ENTRIES PROVIDED.
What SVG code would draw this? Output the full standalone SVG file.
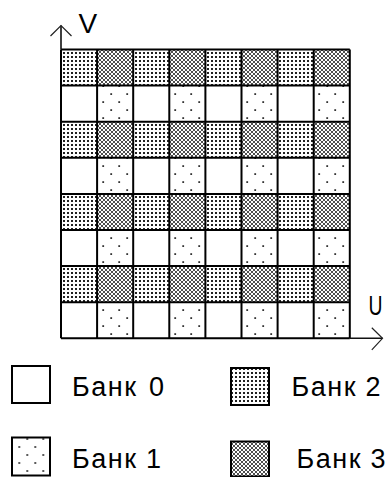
<svg xmlns="http://www.w3.org/2000/svg" width="392" height="477" viewBox="0 0 392 477">
<style>
  .ln{stroke:#000;stroke-width:2;fill:none}
  .ax{stroke:#111;stroke-width:1.6;fill:none}
  .ah{stroke:#222;stroke-width:1.2;fill:none}
  .bx{stroke:#000;stroke-width:2}
  .t{font-family:"Liberation Sans",Arial,sans-serif;font-size:27px;fill:#000;letter-spacing:1.5px}
  .lab{font-family:"Liberation Sans",Arial,sans-serif;font-size:28px;fill:#000}
</style>
<defs>
  <pattern id="b1" patternUnits="userSpaceOnUse" x="99" y="90" width="16" height="16">
    <rect x="3.3" y="11.2" width="1.8" height="1.8" fill="#333"/>
    <rect x="11.3" y="3.2" width="1.8" height="1.8" fill="#333"/>
  </pattern>
  <pattern id="b1L" patternUnits="userSpaceOnUse" x="15.3" y="443" width="16" height="16">
    <rect x="3.1" y="3.1" width="1.8" height="1.8" fill="#333"/>
    <rect x="11.1" y="11.1" width="1.8" height="1.8" fill="#333"/>
  </pattern>
  <pattern id="b2" patternUnits="userSpaceOnUse" x="63" y="52" width="4" height="4">
    <rect width="4" height="4" fill="#fff"/>
    <rect x="0" y="0" width="2" height="2" fill="#222"/>
  </pattern>
  <pattern id="b3" patternUnits="userSpaceOnUse" x="0" y="0" width="4" height="4">
    <rect width="4" height="4" fill="#fff"/>
    <path d="M0 0L4 4M4 0L0 4" stroke="#222" stroke-width="0.8"/>
  </pattern>
</defs>

<g id="grid">
  <g id="rows-even" fill="url(#b2)">
    <rect x="61" y="49.5" width="288.8" height="36.1"/>
    <rect x="61" y="121.7" width="288.8" height="36.1"/>
    <rect x="61" y="193.9" width="288.8" height="36.1"/>
    <rect x="61" y="266.1" width="288.8" height="36.1"/>
  </g>
  <g id="rows-odd" fill="#fff">
    <rect x="61" y="85.6" width="288.8" height="36.1"/>
    <rect x="61" y="157.8" width="288.8" height="36.1"/>
    <rect x="61" y="230" width="288.8" height="36.1"/>
    <rect x="61" y="302.2" width="288.8" height="36.1"/>
  </g>
  <g id="bank3-cells" fill="url(#b3)">
    <rect x="97.1" y="49.5" width="36.1" height="36.1"/><rect x="169.3" y="49.5" width="36.1" height="36.1"/><rect x="241.5" y="49.5" width="36.1" height="36.1"/><rect x="313.7" y="49.5" width="36.1" height="36.1"/>
    <rect x="97.1" y="121.7" width="36.1" height="36.1"/><rect x="169.3" y="121.7" width="36.1" height="36.1"/><rect x="241.5" y="121.7" width="36.1" height="36.1"/><rect x="313.7" y="121.7" width="36.1" height="36.1"/>
    <rect x="97.1" y="193.9" width="36.1" height="36.1"/><rect x="169.3" y="193.9" width="36.1" height="36.1"/><rect x="241.5" y="193.9" width="36.1" height="36.1"/><rect x="313.7" y="193.9" width="36.1" height="36.1"/>
    <rect x="97.1" y="266.1" width="36.1" height="36.1"/><rect x="169.3" y="266.1" width="36.1" height="36.1"/><rect x="241.5" y="266.1" width="36.1" height="36.1"/><rect x="313.7" y="266.1" width="36.1" height="36.1"/>
  </g>
  <g id="bank1-cells" fill="url(#b1)">
    <rect x="97.1" y="85.6" width="36.1" height="36.1"/><rect x="169.3" y="85.6" width="36.1" height="36.1"/><rect x="241.5" y="85.6" width="36.1" height="36.1"/><rect x="313.7" y="85.6" width="36.1" height="36.1"/>
    <rect x="97.1" y="157.8" width="36.1" height="36.1"/><rect x="169.3" y="157.8" width="36.1" height="36.1"/><rect x="241.5" y="157.8" width="36.1" height="36.1"/><rect x="313.7" y="157.8" width="36.1" height="36.1"/>
    <rect x="97.1" y="230" width="36.1" height="36.1"/><rect x="169.3" y="230" width="36.1" height="36.1"/><rect x="241.5" y="230" width="36.1" height="36.1"/><rect x="313.7" y="230" width="36.1" height="36.1"/>
    <rect x="97.1" y="302.2" width="36.1" height="36.1"/><rect x="169.3" y="302.2" width="36.1" height="36.1"/><rect x="241.5" y="302.2" width="36.1" height="36.1"/><rect x="313.7" y="302.2" width="36.1" height="36.1"/>
  </g>
  <path id="gridlines" class="ln" d="M61 49.5V338.3M97.1 49.5V338.3M133.2 49.5V338.3M169.3 49.5V338.3M205.4 49.5V338.3M241.5 49.5V338.3M277.6 49.5V338.3M313.7 49.5V338.3M349.8 49.5V338.3M61 49.5H349.8M61 85.6H349.8M61 121.7H349.8M61 157.8H349.8M61 193.9H349.8M61 230H349.8M61 266.1H349.8M61 302.2H349.8M61 338.3H349.8"/>
</g>

<g id="axes">
  <path class="ax" d="M61 25.5V49.5M349.8 338.3H382.5"/>
  <path class="ah" d="M50.5 36L61 25.5L71.5 36"/>
  <path class="ah" d="M371.8 327.8L382.5 338.3L371.8 349.8"/>
  <text class="lab" x="78.5" y="33">V</text>
  <text class="lab" x="368.5" y="315" textLength="14" lengthAdjust="spacingAndGlyphs">U</text>
</g>

<g id="legend">
  <g id="leg-bank0">
    <rect class="bx" x="12" y="366" width="38" height="37" fill="#fff"/>
    <text class="t" x="72" y="396">Банк<tspan x="149">0</tspan></text>
  </g>
  <g id="leg-bank1">
    <rect class="bx" x="12" y="437.5" width="38" height="38" fill="url(#b1L)"/>
    <text class="t" x="72" y="468">Банк<tspan x="146">1</tspan></text>
  </g>
  <g id="leg-bank2">
    <rect class="bx" x="231" y="368" width="38" height="37" fill="url(#b2)"/>
    <text class="t" x="291.5" y="396">Банк<tspan x="365.5">2</tspan></text>
  </g>
  <g id="leg-bank3">
    <rect class="bx" x="231" y="441.5" width="38" height="35" fill="url(#b3)"/>
    <text class="t" x="296.5" y="468">Банк<tspan x="370.5">3</tspan></text>
  </g>
</g>
</svg>
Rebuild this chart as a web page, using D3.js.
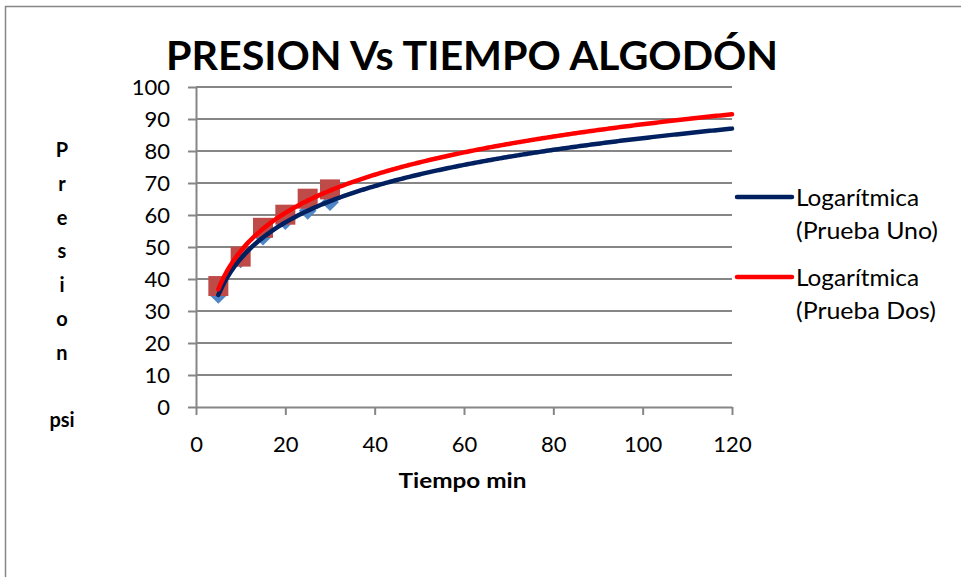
<!DOCTYPE html>
<html>
<head>
<meta charset="utf-8">
<script src="https://cdn.jsdelivr.net/npm/d3@7"></script>
<style>
  html, body { margin: 0; padding: 0; background: #fff; }
  svg { display: block; }
  text { font-family: Lato, "Open Sans", sans-serif; fill: #000; }
</style>
</head>
<body>
<svg id="chart" width="961" height="577"></svg>
<script>
// ---- data ----
const tiempo = [5, 10, 15, 20, 25, 30];
const pruebaUno = [35.0, 46.1, 53.2, 58.1, 61.3, 64.0];
const pruebaDos = [37.8, 47.0, 56.0, 60.1, 65.1, 68.0];
const xTicks = [0, 20, 40, 60, 80, 100, 120];
const yTicks = [0, 10, 20, 30, 40, 50, 60, 70, 80, 90, 100];
const titleText = "PRESION Vs TIEMPO ALGODÓN";
const xTitle = "Tiempo min";
const yTitleLines = ["P", "r", "e", "s", "i", "o", "n", "", "psi"];
const legendLabels = [["Logarítmica", "(Prueba Uno)"], ["Logarítmica", "(Prueba Dos)"]];

// ---- layout ----
const svg = d3.select("#chart");
const plot = { left: 196, right: 732, top: 87, bottom: 407 };
const x = d3.scaleLinear().domain([0, 120]).range([plot.left, plot.right]);
const y = d3.scaleLinear().domain([0, 100]).range([plot.bottom, plot.top]);
const gridColor = "#868686";

// outer border (chart area extends beyond the frame)
svg.append("rect")
  .attr("x", 5.5).attr("y", 6.5).attr("width", 1200).attr("height", 1200)
  .attr("fill", "none").attr("stroke", gridColor).attr("stroke-width", 1.5);

// gridlines
svg.append("g").selectAll("line").data(yTicks.filter(d => d > 0)).join("line")
  .attr("x1", plot.left).attr("x2", plot.right)
  .attr("y1", d => y(d)).attr("y2", d => y(d))
  .attr("stroke", gridColor).attr("stroke-width", 2);

// axes
const yAxis = svg.append("g").attr("transform", `translate(${plot.left},0)`)
  .call(d3.axisLeft(y).tickValues(yTicks).tickSize(8).tickPadding(18).tickSizeOuter(0));
const xAxis = svg.append("g").attr("transform", `translate(0,${plot.bottom})`)
  .call(d3.axisBottom(x).tickValues(xTicks).tickSize(8).tickPadding(21).tickSizeOuter(0));
[yAxis, xAxis].forEach(g => {
  g.select(".domain").attr("stroke", gridColor).attr("stroke-width", 2);
  g.selectAll(".tick line").attr("stroke", gridColor).attr("stroke-width", 2);
  g.selectAll(".tick text").attr("font-family", "Lato, sans-serif").attr("font-size", 22).attr("fill", "#000");
});

// logarithmic trend (least squares on ln x) computed from the data
function logFit(xs, ys) {
  const lx = xs.map(Math.log);
  const mx = d3.mean(lx), my = d3.mean(ys);
  const sxy = d3.sum(lx, (v, i) => (v - mx) * (ys[i] - my));
  const sxx = d3.sum(lx, v => (v - mx) * (v - mx));
  const a = sxy / sxx, b = my - a * mx;
  return t => a * Math.log(t) + b;
}
const fitUno = logFit(tiempo, pruebaUno);
const fitDos = logFit(tiempo, pruebaDos);
const tSamples = d3.range(5, 120.01, 0.5);
const line = f => d3.line().x(t => x(t)).y(t => y(f(t))).curve(d3.curveLinear)(tSamples);

// markers: diamonds (Prueba Uno), squares (Prueba Dos)
const diamond = d3.symbol().type(d3.symbolDiamond2).size(200);
svg.append("g").selectAll("path").data(tiempo).join("path")
  .attr("transform", (d, i) => `translate(${x(d)},${y(pruebaUno[i])})`)
  .attr("d", diamond).attr("fill", "#4F86C6");
svg.append("g").selectAll("rect").data(tiempo).join("rect")
  .attr("x", d => x(d) - 10).attr("y", (d, i) => y(pruebaDos[i]) - 10)
  .attr("width", 20).attr("height", 20).attr("fill", "#BE4B48");

// trendlines
svg.append("path").attr("d", line(fitUno)).attr("fill", "none")
  .attr("stroke", "#002060").attr("stroke-width", 4.5).attr("stroke-linecap", "round");
svg.append("path").attr("d", line(fitDos)).attr("fill", "none")
  .attr("stroke", "#FF0000").attr("stroke-width", 4.5).attr("stroke-linecap", "round");

// title
svg.append("text").attr("x", 472).attr("y", 70).attr("text-anchor", "middle")
  .attr("font-size", 40).attr("font-weight", "bold")
  .attr("textLength", 612).attr("lengthAdjust", "spacingAndGlyphs")
  .text(titleText);

// x axis title
svg.append("text").attr("x", 462.5).attr("y", 488).attr("text-anchor", "middle")
  .attr("font-size", 20).attr("font-weight", "bold")
  .attr("textLength", 128).attr("lengthAdjust", "spacingAndGlyphs")
  .text(xTitle);

// y axis title (stacked letters)
svg.append("g").selectAll("text").data(yTitleLines).join("text")
  .attr("x", 62).attr("y", (d, i) => 157 + i * 33.8).attr("text-anchor", "middle")
  .attr("font-size", 20).attr("font-weight", "bold").text(d => d);

// legend
const legendColors = ["#002060", "#FF0000"];
const legendY = [197, 277];
legendLabels.forEach((lines, i) => {
  svg.append("line").attr("x1", 737).attr("x2", 792)
    .attr("y1", legendY[i]).attr("y2", legendY[i])
    .attr("stroke", legendColors[i]).attr("stroke-width", 4.5).attr("stroke-linecap", "round");
  lines.forEach((t, j) => {
    svg.append("text").attr("x", 796).attr("y", legendY[i] + 8.5 + j * 33)
      .attr("font-size", 23)
      .attr("textLength", j === 0 ? 123 : (i === 0 ? 142 : 140))
      .attr("lengthAdjust", "spacingAndGlyphs")
      .text(t);
  });
});
</script>
</body>
</html>
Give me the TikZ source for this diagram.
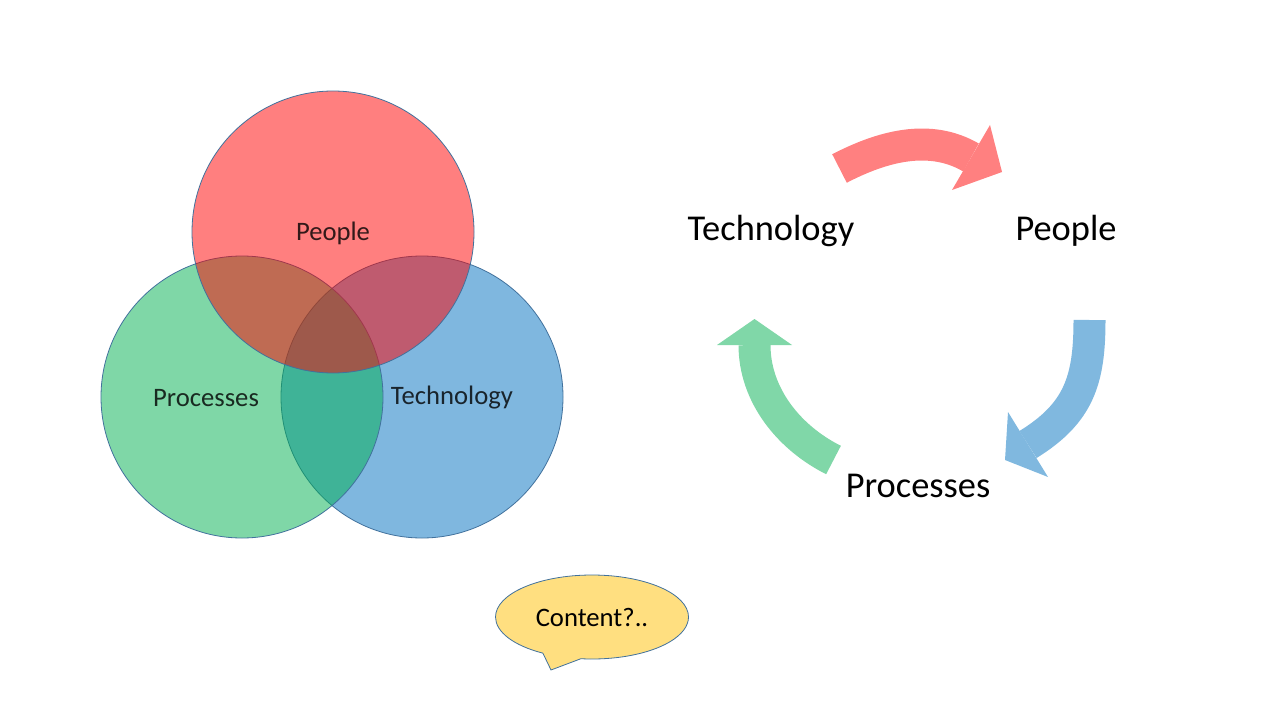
\documentclass[tikz,border=0pt]{standalone}
\usepackage{fontspec}
\setmainfont{Carlito}
\usetikzlibrary{shapes.callouts}

\definecolor{peoplered}{HTML}{FF0000}
\definecolor{procgreen}{HTML}{00B050}
\definecolor{techblue}{HTML}{0070C0}
\definecolor{callgold}{HTML}{FFC000}
\definecolor{edgeblue}{HTML}{41719C}

\tikzset{
    vennset/.style={circle, draw=edgeblue, line width=0.6pt, fill opacity=0.5,
        minimum size=211.5pt, inner sep=0pt},
    vennlabel/.style={font=\fontsize{20}{24}\selectfont, text opacity=0.8},
    cyclelabel/.style={font=\fontsize{27.3}{32}\selectfont},
    cyclebody/.style={line width=24pt, line cap=butt},
}

\begin{document}
\begin{tikzpicture}[x=0.75pt, y=-0.75pt]
            \useasboundingbox (0,0) rectangle (1280,720);
            % venn diagram
            \foreach \name/\col/\x/\y in {tech/techblue/422/397, proc/procgreen/242/397, people/peoplered/333/232} {
                \node[vennset, fill=\col] (\name) at (\x, \y) {};
            }
            \node[vennlabel] (peoplelbl) at (333, 233) {People};
            \node[vennlabel] (proclbl) at (206, 398) {Processes};
            \node[vennlabel] (techlbl) at (452, 398) {Technology};

            % cycle
            \node[cyclelabel] (ctech) at (771, 231) {Technology};
            \node[cyclelabel] (cpeople) at (1066, 231) {People};
            \node[cyclelabel] (cproc) at (918, 486) {Processes};

            % red arrow, technology -> people
            \coordinate (rs) at (839.5, 168.5);
            \coordinate (re) at (971, 157.5);
            \draw[cyclebody, peoplered!50] (rs) .. controls (882, 146.4) and (929.6, 133.3) .. (re);
            \fill[peoplered!50] (990, 125) -- (1002, 172) -- (952, 190) -- cycle;
            % blue arrow, people -> processes
            \coordinate (bs) at (1089.5, 320);
            \coordinate (be) at (1028, 444.5);
            \draw[cyclebody, techblue!50] (bs) .. controls (1089.5, 380) and (1079, 413) .. (be);
            \fill[techblue!50] (1008, 412) -- (1005, 460) -- (1048, 477) -- cycle;
            % green arrow, processes -> technology
            \coordinate (gs) at (833.5, 460);
            \coordinate (ge) at (754.5, 345);
            \draw[cyclebody, procgreen!50] (gs) .. controls (788.8, 437.6) and (754.5, 395) .. (ge);
            \fill[procgreen!50] (717, 345) -- (754.5, 319) -- (792, 345) -- cycle;

            % callout
            \node[ellipse callout, draw=edgeblue, line width=0.6pt, fill=callgold!50,
                minimum width=144.75pt, minimum height=63pt, inner sep=0pt,
                callout absolute pointer={(551, 670)}, callout pointer arc=24,
                font=\fontsize{20}{24}\selectfont] (content) at (592, 617) {Content?..};
        \end{tikzpicture}
\end{document}
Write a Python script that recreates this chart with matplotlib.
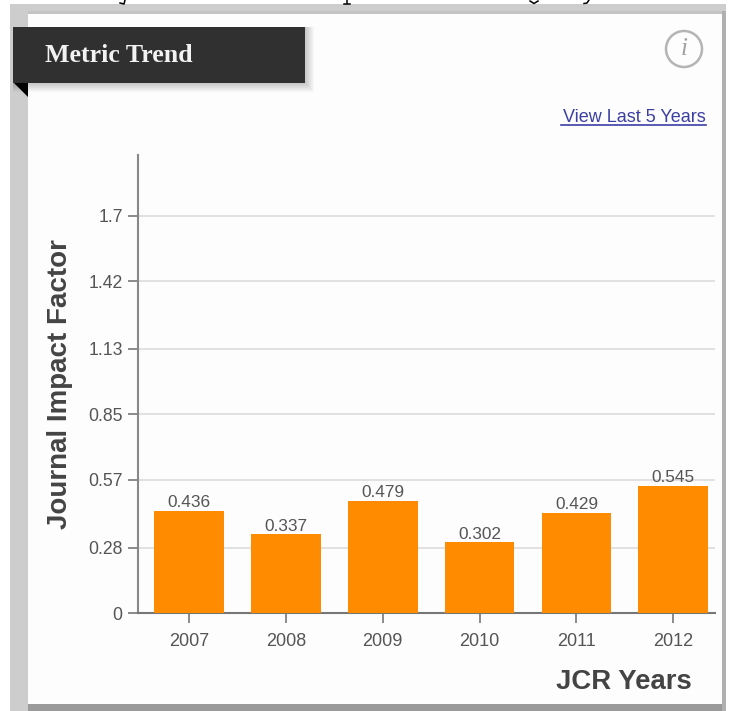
#!/usr/bin/env python3
"""
plot.py -- metric trend card: journal impact factor per JCR year.
"""
import matplotlib
matplotlib.use("Agg")
import matplotlib.pyplot as plt
from matplotlib.patches import Circle, Polygon, Rectangle

YEARS = ["2007", "2008", "2009", "2010", "2011", "2012"]
IMPACT = [0.436, 0.337, 0.479, 0.302, 0.429, 0.545]
Y_TICKS = [0, 0.28, 0.57, 0.85, 1.13, 1.42, 1.7]
Y_LABELS = ["0", "0.28", "0.57", "0.85", "1.13", "1.42", "1.7"]

W, H = 729, 711
SANS = "Liberation Sans"
SERIF = "Liberation Serif"


def draw_card(fig) -> None:
    """the grey frame, white panel, banner and link, in pixel coords."""
    bg = fig.add_axes([0, 0, 1, 1], zorder=0)
    bg.set_xlim(0, W)
    bg.set_ylim(H, 0)
    bg.axis("off")

    bg.add_patch(Rectangle((10, 4), 716, 707, color="#cdcdcd", lw=0))
    bg.add_patch(Rectangle((28, 11), 694, 693, color="#fdfdfd", lw=0))
    bg.add_patch(Rectangle((28, 11), 694, 3, color="#c4c4c4", lw=0))
    bg.add_patch(Rectangle((28, 704), 698, 7, color="#9a9a9a", lw=0))
    bg.add_patch(Rectangle((722, 11), 4, 700, color="#b0b0b0", lw=0))

    # banner with a soft shadow and the folded corner
    for grow in range(1, 10):
        bg.add_patch(Rectangle((13, 27), 292 + grow, 56 + grow, color="black", alpha=0.025, lw=0))
    bg.add_patch(Rectangle((13, 27), 292, 56, color="#303030", lw=0))
    bg.add_patch(Polygon([(14, 83), (28, 83), (28, 97)], color="black", lw=0))
    bg.text(45, 55, "Metric Trend", color="#f2f2f2", fontsize=18.6, family=SERIF,
            fontweight="bold", va="center")

    bg.add_patch(Circle((684, 49), 18, fc="none", ec="#b4b4b4", lw=1.8))
    bg.text(684, 49, "i", color="#a0a0a0", fontsize=18, family=SERIF, style="italic",
            ha="center", va="center")

    bg.text(706, 117, "View Last 5 Years", color="#3b3fa3", fontsize=13, family=SANS,
            ha="right", va="center")
    bg.plot([561, 706], [125, 125], color="#3b3fa3", lw=1.2)

    # tails of the caption letters cut off above the card
    for xs, ys in [([120, 124, 125], [3, 4, 0]), ([347, 347], [0, 3]), ([344, 350], [3.5, 3.5]),
                   ([530, 534, 538], [1, 3.5, 1]), ([584, 587, 589], [3.5, 3, 0])]:
        bg.plot(xs, ys, color="black", lw=1.1)


def plot_bars(fig) -> None:
    ax = fig.add_axes([138 / W, 1 - 613 / H, 577 / W, 458 / H], zorder=1)
    ax.patch.set_alpha(0)

    positions = list(range(len(YEARS)))
    bars = ax.bar(positions, IMPACT, width=0.72, color="#ff8c00", zorder=3)
    ax.bar_label(bars, labels=[f"{v:.3f}" for v in IMPACT], padding=0.5, fontsize=12.4,
                 color="#555555", family=SANS)

    ax.set_xlim(-0.526, 5.43)
    ax.set_ylim(0, 1.96)
    ax.set_xticks(positions, YEARS)
    ax.set_yticks(Y_TICKS, Y_LABELS)
    ax.grid(True, axis="y", color="#dcdcdc", lw=1.2, zorder=0)
    ax.tick_params(axis="x", length=7, width=1.2, color="#777777", pad=7.5,
                   labelsize=13, labelcolor="#555555")
    ax.tick_params(axis="y", length=7, width=1.2, color="#777777", pad=4,
                   labelsize=12.7, labelcolor="#555555")
    for lab in ax.get_xticklabels() + ax.get_yticklabels():
        lab.set_family(SANS)

    for side in ("top", "right"):
        ax.spines[side].set_visible(False)
    ax.spines["left"].set_color("#888888")
    ax.spines["left"].set_linewidth(1.5)
    ax.spines["bottom"].set_color("#777777")
    ax.spines["bottom"].set_linewidth(1.5)

    ax.set_ylabel("Journal Impact Factor", fontsize=20, fontweight="bold",
                  color="#444444", family=SANS, va="center")
    ax.yaxis.set_label_coords((60 - 138) / 577, 0.5)
    ax.set_xlabel("JCR Years", fontsize=19.8, fontweight="bold", color="#444444",
                  family=SANS, ha="right", va="center")
    ax.xaxis.set_label_coords((692 - 138) / 577, (613 - 682) / 458)


def main() -> None:
    fig = plt.figure(figsize=(W / 100, H / 100), dpi=100, facecolor="white")
    draw_card(fig)
    plot_bars(fig)
    fig.savefig("out.png", dpi=100)
    plt.close(fig)


if __name__ == "__main__":
    main()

REQUIRED TASK. From the line containing "Write a Python" to the line containing "from matplotlib.patches import", both lines included, give the text again exactly, without any pictures.

SOLUTION.
Write a Python script that recreates this chart with matplotlib.
#!/usr/bin/env python3
"""
plot.py -- metric trend card: journal impact factor per JCR year.
"""
import matplotlib
matplotlib.use("Agg")
import matplotlib.pyplot as plt
from matplotlib.patches import Circle, Polygon, Rectangle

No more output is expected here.